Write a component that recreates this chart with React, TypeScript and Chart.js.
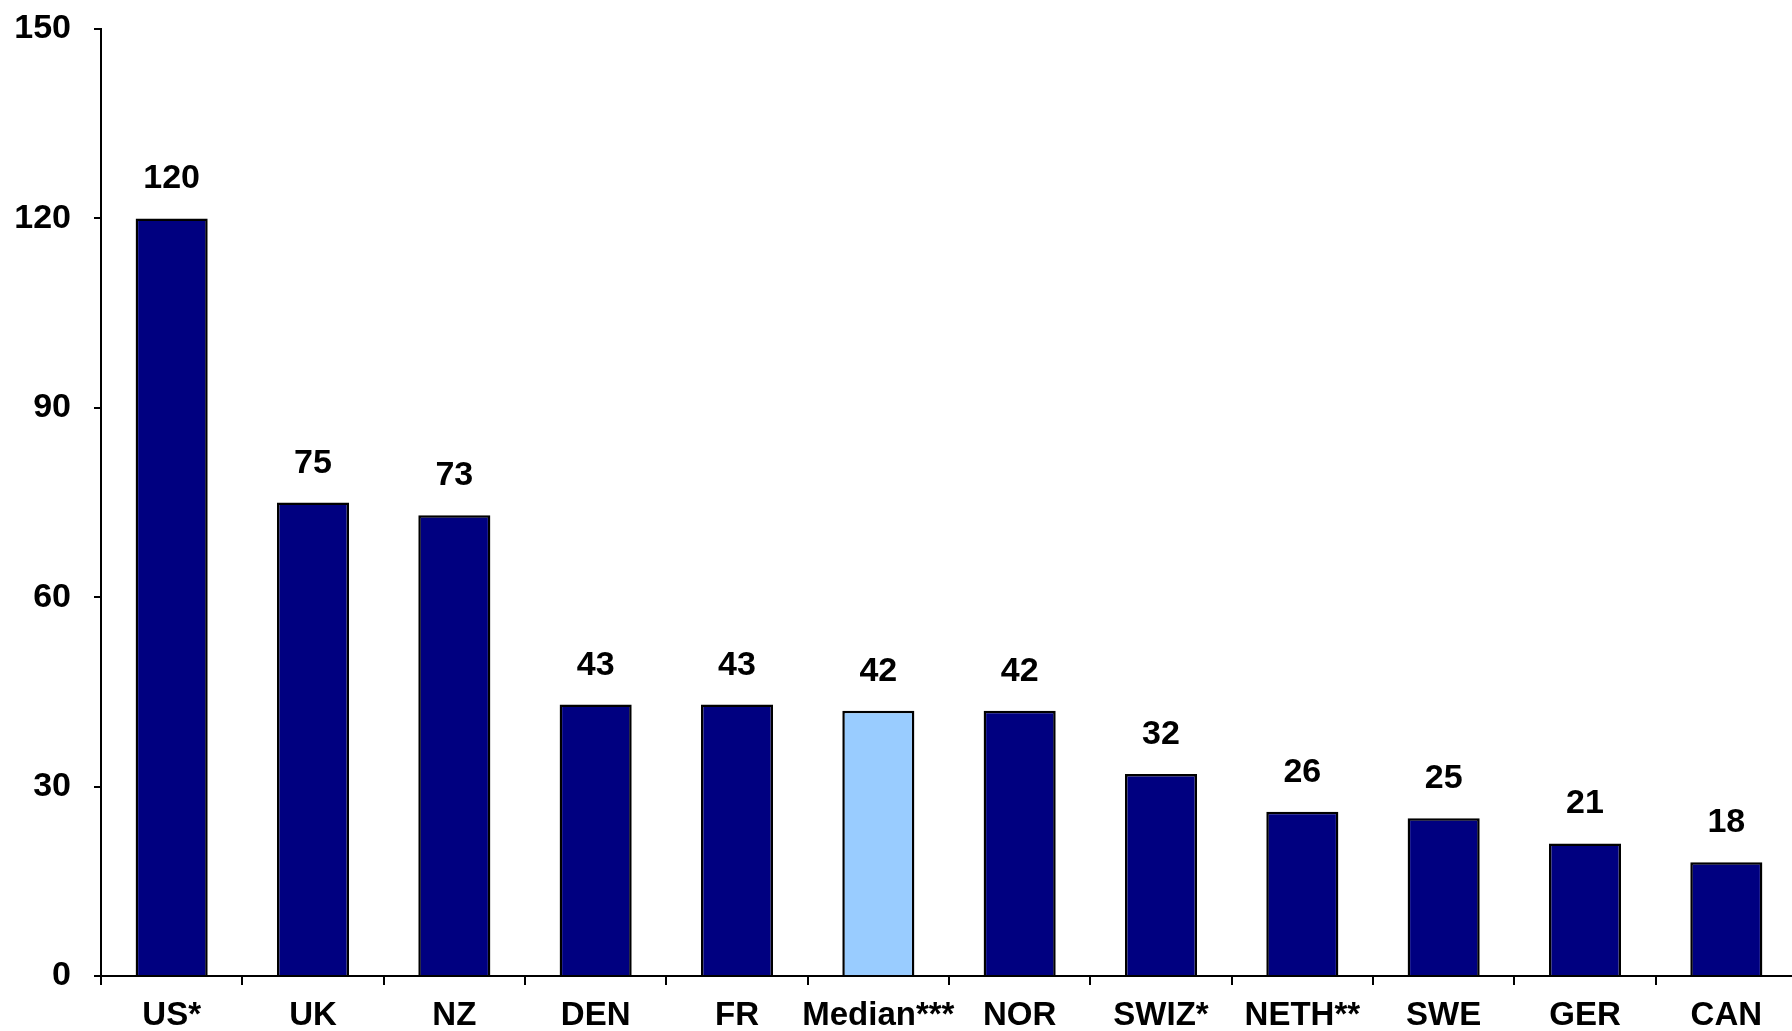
import React, { useEffect, useRef } from "react";
import { Chart, registerables } from "chart.js";

Chart.register(...registerables);

const categories = ["US*", "UK", "NZ", "DEN", "FR", "Median***", "NOR", "SWIZ*", "NETH**", "SWE", "GER", "CAN"];
const values = [120, 75, 73, 43, 43, 42, 42, 32, 26, 25, 21, 18];
const highlightIndex = 5;
const yTicks = [0, 30, 60, 90, 120, 150];

const FONT = "'Liberation Sans', Arial, Helvetica, sans-serif";
const NAVY = "#000080";
const LIGHT = "#99CCFF";

export default function App() {
  const ref = useRef<HTMLCanvasElement | null>(null);

  useEffect(() => {
    const canvas = ref.current;
    if (!canvas) return;

    const valueLabels = {
      id: "valueLabels",
      afterDatasetsDraw(chart: any) {
        const ctx = chart.ctx;
        const meta = chart.getDatasetMeta(0);
        ctx.save();
        ctx.font = `bold 34px ${FONT}`;
        ctx.fillStyle = "#000";
        ctx.textAlign = "center";
        ctx.textBaseline = "alphabetic";
        meta.data.forEach((bar: any, i: number) => {
          ctx.fillText(String(values[i]), bar.x, bar.y - 30);
        });
        ctx.restore();
      },
    };

    const chart = new Chart(canvas, {
      type: "bar",
      data: {
        labels: categories,
        datasets: [
          {
            data: values,
            backgroundColor: values.map((_, i) => (i === highlightIndex ? LIGHT : NAVY)),
            borderColor: "#000",
            borderWidth: 2.5,
            barPercentage: 0.51,
            categoryPercentage: 1,
          },
        ],
      },
      options: {
        responsive: false,
        animation: false,
        layout: { padding: { top: 29, left: 0, right: 0, bottom: 0 } },
        plugins: { legend: { display: false }, tooltip: { enabled: false } },
        scales: {
          x: {
            grid: {
              offset: true,
              drawOnChartArea: false,
              drawTicks: true,
              tickLength: 9,
              color: "#000",
              lineWidth: 2,
            },
            border: { display: true, color: "#000", width: 2 },
            ticks: {
              color: "#000",
              font: { family: FONT, size: 33, weight: "bold" },
              padding: 11,
              maxRotation: 0,
              autoSkip: false,
            },
            afterFit: (scale: any) => {
              scale.height = 55;
              scale.paddingLeft = 0;
              scale.paddingRight = 0;
            },
          },
          y: {
            min: 0,
            max: 150,
            afterBuildTicks: (scale: any) => {
              scale.ticks = yTicks.map((v) => ({ value: v }));
            },
            grid: {
              drawOnChartArea: false,
              drawTicks: true,
              tickLength: 7,
              color: "#000",
              lineWidth: 2,
            },
            border: { display: true, color: "#000", width: 2 },
            ticks: {
              color: "#000",
              font: { family: FONT, size: 34, weight: "bold" },
              padding: 23,
            },
            afterFit: (scale: any) => {
              scale.width = 101;
              scale.paddingTop = 0;
              scale.paddingBottom = 0;
            },
          },
        },
      },
      plugins: [valueLabels],
    });

    return () => chart.destroy();
  }, []);

  return (
    <div
      style={{
        position: "fixed",
        left: 0,
        top: 0,
        width: 1792,
        height: 1031,
        overflow: "hidden",
        background: "#fff",
      }}
    >
      <canvas ref={ref} width={1797} height={1031} style={{ display: "block" }} />
    </div>
  );
}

■ WRITTEN PROBLEM: Restate the material word for word from its first line through the line containing "Chart.register(...registerables);", both included; the pictures do not belong in it.

■ ANSWER FOR THIS EXERCISE:
Write a component that recreates this chart with React, TypeScript and Chart.js.
import React, { useEffect, useRef } from "react";
import { Chart, registerables } from "chart.js";

Chart.register(...registerables);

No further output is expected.